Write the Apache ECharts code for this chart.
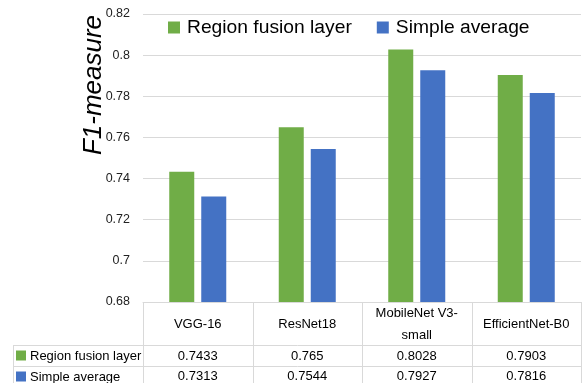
<!DOCTYPE html>
<html>
<head>
<meta charset="utf-8">
<style>
  html, body { margin: 0; padding: 0; background: #fff; }
  #chart { width: 585px; height: 383px; }
</style>
<script src="https://cdn.jsdelivr.net/npm/echarts@6/dist/echarts.min.js"></script>
</head>
<body>
<div id="chart"></div>
<script>
// Models compared and their F1-measure for each fusion strategy
const models = ['VGG-16', 'ResNet18', 'MobileNet V3-\nsmall', 'EfficientNet-B0'];
const regionFusion = [0.7433, 0.765, 0.8028, 0.7903];
const simpleAverage = [0.7313, 0.7544, 0.7927, 0.7816];
const seriesNames = ['Region fusion layer', 'Simple average'];
const yTicks = { min: 0.68, max: 0.82, interval: 0.02 };
const yTitle = 'F1-measure';

const GREEN = '#70AD47';
const BLUE = '#4472C4';
const LINE = '#d9d9d9';
const FONT = '"Liberation Sans", Arial, sans-serif';

const W = 585, H = 383;
const gridLeft = 143, gridRight = 581, gridTop = 14, gridBottom = 302;
const row1 = [345, 366], row2 = [366, 387];
const tableLeft = 13;

const chart = echarts.init(document.getElementById('chart'), null, { renderer: 'canvas' });

// Category axis used for one table row of labels
function tableAxis(labels, margin, show) {
  return {
    type: 'category',
    data: models,
    position: 'bottom',
    axisLine: { show: show, lineStyle: { color: LINE, width: 1 } },
    axisTick: { show: false },
    splitLine: { show: false },
    axisLabel: {
      interval: 0,
      margin: margin,
      verticalAlign: 'middle',
      color: '#000',
      fontFamily: FONT,
      fontSize: 13,
      lineHeight: 22,
      formatter: (v, i) => labels[i]
    }
  };
}

// Table grid lines (bottom of the chart)
const colEdges = [];
const colW = (gridRight - gridLeft) / models.length;
for (let i = 0; i <= models.length; i++) colEdges.push(Math.round(gridLeft + i * colW) + 0.5);

const graphics = [];
function line(x1, y1, x2, y2) {
  graphics.push({ type: 'line', silent: true, z: 10,
    shape: { x1, y1, x2, y2 }, style: { stroke: LINE, lineWidth: 1 } });
}
colEdges.forEach(x => line(x, gridBottom, x, H));
line(tableLeft + 0.5, row1[0], tableLeft + 0.5, H);
line(tableLeft, row1[0] + 0.5, gridRight + 1, row1[0] + 0.5);
line(tableLeft, row2[0] + 0.5, gridRight + 1, row2[0] + 0.5);

// Row headers with legend keys
[[GREEN, seriesNames[0], row1], [BLUE, seriesNames[1], row2]].forEach(([c, name, r]) => {
  const cy = (r[0] + r[1]) / 2;
  graphics.push({ type: 'rect', silent: true, z: 10,
    shape: { x: 16, y: cy - 5, width: 10, height: 10 }, style: { fill: c } });
  graphics.push({ type: 'text', silent: true, z: 10, x: 30, y: cy + 1,
    style: { text: name, fill: '#000', font: '13px ' + FONT, verticalAlign: 'middle', align: 'left' } });
});

// Vertical axis title, placed in the upper part of the axis
graphics.push({ type: 'text', silent: true, z: 10, x: 94, y: 85, rotation: Math.PI / 2,
  style: { text: yTitle, fill: '#000', font: 'italic 26px ' + FONT, align: 'center', verticalAlign: 'middle' } });

const option = {
  animation: false,
  backgroundColor: '#fff',
  grid: {
    left: gridLeft, right: W - gridRight, top: gridTop, bottom: H - gridBottom,
    containLabel: false, outerBoundsMode: 'none'
  },
  legend: {
    data: seriesNames,
    top: 13,
    left: 163,
    itemWidth: 12,
    itemHeight: 12,
    itemGap: 25,
    icon: 'rect',
    textStyle: { fontFamily: FONT, fontSize: 19.25, color: '#000', padding: [0, 0, 0, 2] }
  },
  xAxis: [
    tableAxis(models, 22, true),
    tableAxis(regionFusion.map(String), (row1[0] + row1[1]) / 2 - gridBottom + 1, false),
    tableAxis(simpleAverage.map(String), (row2[0] + row2[1]) / 2 - gridBottom, false)
  ],
  yAxis: {
    type: 'value',
    min: yTicks.min,
    max: yTicks.max,
    interval: yTicks.interval,
    axisLine: { show: false },
    axisTick: { show: false },
    axisLabel: {
      margin: 13,
      color: '#222',
      fontFamily: FONT,
      fontSize: 12.5,
      formatter: v => String(+v.toFixed(2))
    },
    splitLine: { lineStyle: { color: LINE, width: 1 } }
  },
  series: [
    { name: seriesNames[0], type: 'bar', data: regionFusion, barWidth: 25, barGap: '28%',
      itemStyle: { color: GREEN } },
    { name: seriesNames[1], type: 'bar', data: simpleAverage, barWidth: 25, barGap: '28%',
      itemStyle: { color: BLUE } }
  ],
  graphic: graphics
};

chart.setOption(option);
</script>
</body>
</html>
————
▶ _Exercise brief_: Reproduce the data above in full, exactly as it is, with the pictures left out.

▶ _Correct answer_:
Write the Apache ECharts code for this chart.
<!DOCTYPE html>
<html>
<head>
<meta charset="utf-8">
<style>
  html, body { margin: 0; padding: 0; background: #fff; }
  #chart { width: 585px; height: 383px; }
</style>
<script src="https://cdn.jsdelivr.net/npm/echarts@6/dist/echarts.min.js"></script>
</head>
<body>
<div id="chart"></div>
<script>
// Models compared and their F1-measure for each fusion strategy
const models = ['VGG-16', 'ResNet18', 'MobileNet V3-\nsmall', 'EfficientNet-B0'];
const regionFusion = [0.7433, 0.765, 0.8028, 0.7903];
const simpleAverage = [0.7313, 0.7544, 0.7927, 0.7816];
const seriesNames = ['Region fusion layer', 'Simple average'];
const yTicks = { min: 0.68, max: 0.82, interval: 0.02 };
const yTitle = 'F1-measure';

const GREEN = '#70AD47';
const BLUE = '#4472C4';
const LINE = '#d9d9d9';
const FONT = '"Liberation Sans", Arial, sans-serif';

const W = 585, H = 383;
const gridLeft = 143, gridRight = 581, gridTop = 14, gridBottom = 302;
const row1 = [345, 366], row2 = [366, 387];
const tableLeft = 13;

const chart = echarts.init(document.getElementById('chart'), null, { renderer: 'canvas' });

// Category axis used for one table row of labels
function tableAxis(labels, margin, show) {
  return {
    type: 'category',
    data: models,
    position: 'bottom',
    axisLine: { show: show, lineStyle: { color: LINE, width: 1 } },
    axisTick: { show: false },
    splitLine: { show: false },
    axisLabel: {
      interval: 0,
      margin: margin,
      verticalAlign: 'middle',
      color: '#000',
      fontFamily: FONT,
      fontSize: 13,
      lineHeight: 22,
      formatter: (v, i) => labels[i]
    }
  };
}

// Table grid lines (bottom of the chart)
const colEdges = [];
const colW = (gridRight - gridLeft) / models.length;
for (let i = 0; i <= models.length; i++) colEdges.push(Math.round(gridLeft + i * colW) + 0.5);

const graphics = [];
function line(x1, y1, x2, y2) {
  graphics.push({ type: 'line', silent: true, z: 10,
    shape: { x1, y1, x2, y2 }, style: { stroke: LINE, lineWidth: 1 } });
}
colEdges.forEach(x => line(x, gridBottom, x, H));
line(tableLeft + 0.5, row1[0], tableLeft + 0.5, H);
line(tableLeft, row1[0] + 0.5, gridRight + 1, row1[0] + 0.5);
line(tableLeft, row2[0] + 0.5, gridRight + 1, row2[0] + 0.5);

// Row headers with legend keys
[[GREEN, seriesNames[0], row1], [BLUE, seriesNames[1], row2]].forEach(([c, name, r]) => {
  const cy = (r[0] + r[1]) / 2;
  graphics.push({ type: 'rect', silent: true, z: 10,
    shape: { x: 16, y: cy - 5, width: 10, height: 10 }, style: { fill: c } });
  graphics.push({ type: 'text', silent: true, z: 10, x: 30, y: cy + 1,
    style: { text: name, fill: '#000', font: '13px ' + FONT, verticalAlign: 'middle', align: 'left' } });
});

// Vertical axis title, placed in the upper part of the axis
graphics.push({ type: 'text', silent: true, z: 10, x: 94, y: 85, rotation: Math.PI / 2,
  style: { text: yTitle, fill: '#000', font: 'italic 26px ' + FONT, align: 'center', verticalAlign: 'middle' } });

const option = {
  animation: false,
  backgroundColor: '#fff',
  grid: {
    left: gridLeft, right: W - gridRight, top: gridTop, bottom: H - gridBottom,
    containLabel: false, outerBoundsMode: 'none'
  },
  legend: {
    data: seriesNames,
    top: 13,
    left: 163,
    itemWidth: 12,
    itemHeight: 12,
    itemGap: 25,
    icon: 'rect',
    textStyle: { fontFamily: FONT, fontSize: 19.25, color: '#000', padding: [0, 0, 0, 2] }
  },
  xAxis: [
    tableAxis(models, 22, true),
    tableAxis(regionFusion.map(String), (row1[0] + row1[1]) / 2 - gridBottom + 1, false),
    tableAxis(simpleAverage.map(String), (row2[0] + row2[1]) / 2 - gridBottom, false)
  ],
  yAxis: {
    type: 'value',
    min: yTicks.min,
    max: yTicks.max,
    interval: yTicks.interval,
    axisLine: { show: false },
    axisTick: { show: false },
    axisLabel: {
      margin: 13,
      color: '#222',
      fontFamily: FONT,
      fontSize: 12.5,
      formatter: v => String(+v.toFixed(2))
    },
    splitLine: { lineStyle: { color: LINE, width: 1 } }
  },
  series: [
    { name: seriesNames[0], type: 'bar', data: regionFusion, barWidth: 25, barGap: '28%',
      itemStyle: { color: GREEN } },
    { name: seriesNames[1], type: 'bar', data: simpleAverage, barWidth: 25, barGap: '28%',
      itemStyle: { color: BLUE } }
  ],
  graphic: graphics
};

chart.setOption(option);
</script>
</body>
</html>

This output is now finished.